Maklum, HC terbentuk dari orang-orang yang menonton fashion show. Mereka melihat pertunjukan fashion, karena beberapa teman mereka menjadi salah satu desainer pakaian yang akan ditampilkan.
Nah, agar tidak dicap sebagai sosialita jilbab, mereka pun memutuskan membentuk HC. Di HC mereka mengadakan pengajian, lalu melakukan kegiatan sosial dan para anggotanya bisa saling sharing mengenai berbagai hal. Hasilnya, banyak orang yang pro terhadap mereka lantaran sangat jarang sekali kegiatan itu dilakukan, terlebih oleh anak-anak muda.
Jehan sendiri memakai jilbab sejak kecil atau sebelum bergabung dengan HC. Dia memakai jilbab karena sudah jalan hidupnya. Terlebih dia lahir dari pasangan muslim, Keenan Nasution dan Ida Royani. Jehan ditunjuk menjadi ketua HC melalui rapat. Dalam menjalankan tugas, istri dari Ari Galih Gumilang ini dibantu oleh para anggotanya.
"Kita saling gotong royong," jelas ibu dari Rosemary Malika Zuri yang berusia tiga tahun ini mantap.
Mewarisi Ida Royani
Maklum sejak usia empat tahun ia sudah diperkenalkan Ida Royani terkait berbagai macam bahan. "Dari sana saya mulai bercita-cita menjadi desainer," imbuh Jehan.
Demi mewujudkan cita-citanya, ia mengambil kursus di Pattern Design Esmod, lalu menimba ilmu di Susan Budihardjo Fashion Design School.
Berbekal pendidikan serta belajar dari sang Bunda, Jehan bersama dua orang temannya memberanikan diri membuat pakaian ready to wear. Namun tak berlangsung lama lantaran ia lebih ‘sreg’ mendesain pakaian muslim. Jehan pun memantapkan diri menjadi salah satu desainer pakaian tersebut dengan menggunakan merek Jehanara.
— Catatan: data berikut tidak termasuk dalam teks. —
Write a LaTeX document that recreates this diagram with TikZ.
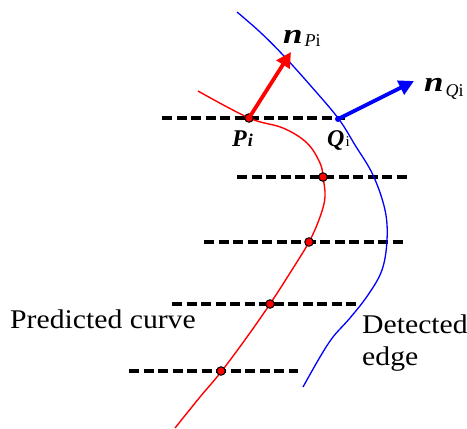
\documentclass[tikz,border=0pt]{standalone}
\usepackage{fontspec}
\setmainfont{Liberation Serif}
\usetikzlibrary{arrows.meta}
\begin{document}
\begin{tikzpicture}[x=1pt,y=-1pt,
  guide/.style={black, line width=3.2pt, dash pattern=on 10pt off 4.5pt},
  predcurve/.style={red, line width=1.4pt},
  detcurve/.style={blue, line width=1.3pt},
  rdot/.style={circle, fill=red, draw=black, line width=1pt, inner sep=0pt, minimum size=8.5pt},
  bdot/.style={circle, fill=blue, inner sep=0pt, minimum size=6pt},
  normalarrow/.style={line width=3.8pt, -{Triangle[length=15pt,width=15pt]}},
  bigtext/.style={font=\fontsize{27}{32}\selectfont, xscale=1.1, inner sep=0pt, anchor=base west},
  veclabel/.style={font=\fontsize{28}{28}\selectfont\bfseries\itshape, inner sep=0pt, anchor=base west},
  ptlabel/.style={font=\fontsize{24}{24}\selectfont\bfseries\itshape, inner sep=0pt, anchor=base west}]
\useasboundingbox[fill=white] (0,0) rectangle (467,429);
% dashed search lines
\coordinate (l1a) at (162,118); \coordinate (l1b) at (345,118);
\coordinate (l2a) at (237,177); \coordinate (l2b) at (407,177);
\coordinate (l3a) at (204,242); \coordinate (l3b) at (403,242);
\coordinate (l4a) at (172,304); \coordinate (l4b) at (357,304);
\coordinate (l5a) at (129,371); \coordinate (l5b) at (298,371);
\foreach \i in {1,...,5} {\draw[guide] (l\i a) -- (l\i b);}
% detected edge
\draw[detcurve] plot[smooth, tension=0.6] coordinates {(237,12) (260,32) (283,55) (310,85) (338,118) (355,145) (373,175) (385,210) (387,240) (382,270) (368,295) (350,318) (333,337) (320,357) (303,387)};
% predicted curve
\draw[predcurve] plot[smooth, tension=0.6] coordinates {(198,91) (249,118) (283,128) (307,143) (320,163) (323,177) (325,197) (320,217) (309,242) (290,273) (270,304) (247,337) (221,372) (200,397) (175,428)};
% points
\node[rdot] (P) at (249,118) {};
\node[rdot] (p2) at (323,177) {};
\node[rdot] (p3) at (309,242) {};
\node[rdot] (p4) at (270,304) {};
\node[rdot] (p5) at (221,371) {};
\node[bdot] (Q) at (338,119) {};
% normals
\coordinate (nPtip) at (291,52);
\coordinate (nQtip) at (414,81);
\draw[normalarrow, red] (P.center) -- (nPtip);
\draw[normalarrow, blue] (Q.center) -- (nQtip);
% labels
\node[veclabel] (nPl) at (283,43) {\scalebox{1.25}[1]{n}\kern2pt\raisebox{-3pt}{\fontsize{18}{18}\selectfont\mdseries\itshape P\upshape i}};
\node[veclabel] (nQl) at (424,91) {\scalebox{1.25}[1]{n}\kern2pt\raisebox{-5pt}{\fontsize{18}{18}\selectfont\mdseries\itshape Q\upshape i}};
\node[ptlabel] (Pl) at (232,146) {P\kern1pt\fontsize{18}{18}\selectfont i};
\node[ptlabel] (Ql) at (327,146) {Q\kern1pt\fontsize{15}{15}\selectfont\mdseries\upshape i};
\node[bigtext] (pc) at (10,328) {Predicted curve};
\node[bigtext] (de1) at (362,333) {Detected};
\node[bigtext] (de2) at (362,365) {edge};
\end{tikzpicture}
\end{document}
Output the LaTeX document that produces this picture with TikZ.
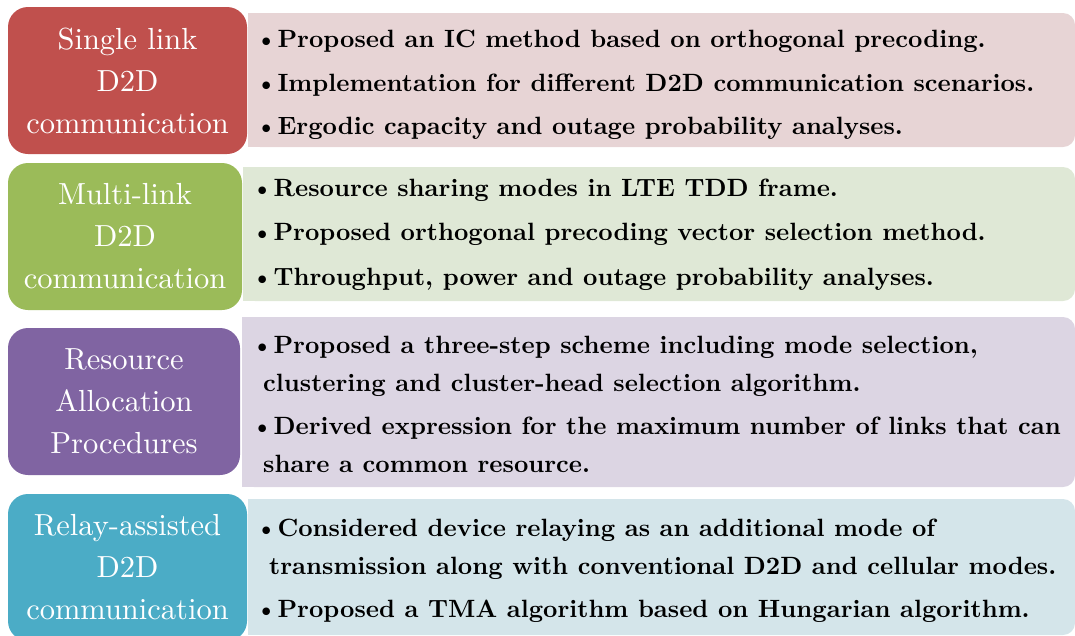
\documentclass[tikz,border=0pt]{standalone}
\usepackage{fontspec}
\usepackage{xcolor}
% the 10pt design size of Latin Modern, scaled up
\newfontfamily\labfont{lmroman10-regular}[Extension=.otf]
\newfontfamily\itemfont{lmroman10-bold}[Extension=.otf]
\definecolor{boxRed}{HTML}{C0504D}
\definecolor{boxGreen}{HTML}{9BBB59}
\definecolor{boxPurple}{HTML}{8064A2}
\definecolor{boxTeal}{HTML}{4BACC6}
\definecolor{panRed}{HTML}{E7D4D5}
\definecolor{panGreen}{HTML}{DFE8D6}
\definecolor{panPurple}{HTML}{DCD5E3}
\definecolor{panTeal}{HTML}{D4E5EA}
\begin{document}
\begin{tikzpicture}[x=1pt,y=-1pt,
  topic/.style={text=white, rounded corners=20pt, inner sep=0pt,
    minimum height=147pt, align=center,
    font=\labfont\fontsize{30.5}{42}\selectfont},
  items/.style={anchor=west, align=left, inner sep=0pt,
    font=\itemfont\fontsize{25}{38}\selectfont},
  pb/.style={rounded corners=12pt}]
\useasboundingbox (0,0) rectangle (1075,635);
\clip (0,0) rectangle (1075,635);

% light panels: square on the left, rounded on the right
\fill[panRed,pb] (248,13) rectangle (1075,147);
\fill[panRed] (248,13) rectangle (300,147);
\fill[panGreen,pb] (243,167) rectangle (1075,301);
\fill[panGreen] (243,167) rectangle (300,301);
\fill[panPurple,pb] (242,317) rectangle (1075,487);
\fill[panPurple] (242,317) rectangle (300,487);
\fill[panTeal,pb] (248,499) rectangle (1075,635);
\fill[panTeal] (248,499) rectangle (300,635);

% topic boxes
\node[topic, fill=boxRed, minimum width=239pt] (t1) at (127.5,80.5)
  {Single link\\D2D\\communication};
\node[topic, fill=boxGreen, minimum width=234pt] (t2) at (125,236.5)
  {Multi-link\\D2D\\communication};
\node[topic, fill=boxPurple, minimum width=232pt] (t3) at (124,401.5)
  {Resource\\Allocation\\Procedures};
\node[topic, fill=boxTeal, minimum width=239pt] (t4) at (127.5,567.5)
  {Relay-assisted\\D2D\\communication};

% item lists
\node[items] (l1) at (255,85)
  {\textbullet Proposed an IC method based on orthogonal precoding.\\[5.5pt]
   \textbullet Implementation for different D2D communication scenarios.\\[5.5pt]
   \textbullet Ergodic capacity and outage probability analyses.};
\node[items] (l2) at (251,234.5)
  {\textbullet Resource sharing modes in LTE TDD frame.\\[6.5pt]
   \textbullet Proposed orthogonal precoding vector selection method.\\[6.5pt]
   \textbullet Throughput, power and outage probability analyses.};
\node[items] (l3) at (251,404.5)
  {\textbullet Proposed a three-step scheme including mode selection,\\
   \hspace*{12pt}clustering and cluster-head selection algorithm.\\[5pt]
   \textbullet Derived expression for the maximum number of links that can\\
   \hspace*{12pt}share a common resource.};
\node[items] (l4) at (255,571)
  {\textbullet Considered device relaying as an additional mode of\\
   \hspace*{14pt}transmission along with conventional D2D and cellular modes.\\[5pt]
   \textbullet Proposed a TMA algorithm based on Hungarian algorithm.};
\end{tikzpicture}
\end{document}
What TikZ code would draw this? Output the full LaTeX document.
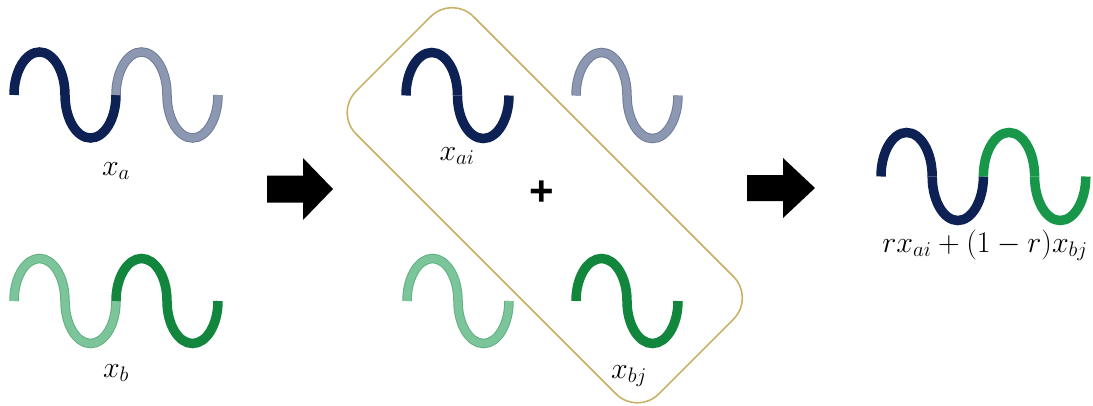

Bahan yang kerap Jehan gunakan adalah kaos atau katun lantaran sejuk digunakan. Harga pakaian buatan Jehan sekitar Rp 150-900 ribu. Selain pakaian, Jehan membuat rok pula. Harga berkisar ratusan ribu, namun tidak mengecewakan pembeli. "Karena bahannya bagus, buatnya juga susah," ucap Jehan sembari tersenyum.
Berhubung Jehan mempunyai merk sendiri, ia memperkerjakan tukang jahit khusus. Baginya, pakaian bagus bila jahitannya rapi. Cara seperti itu diperolehnya dari sang bunda. "Patokan pakaian, ya pada jahitan. Kalau di luar bagus, tapi jahitan di dalamnya jelek sangat disayangkan. Apalagi bila harganya mahal," ucap Jehan.
Untuk itu, Jehan sangat memperhatikan jahitan pakaian-pakaiannya. Ia pun akan detail memeriksa. "Sebab, saya sangat mengedepankan kualitas," tandasnya.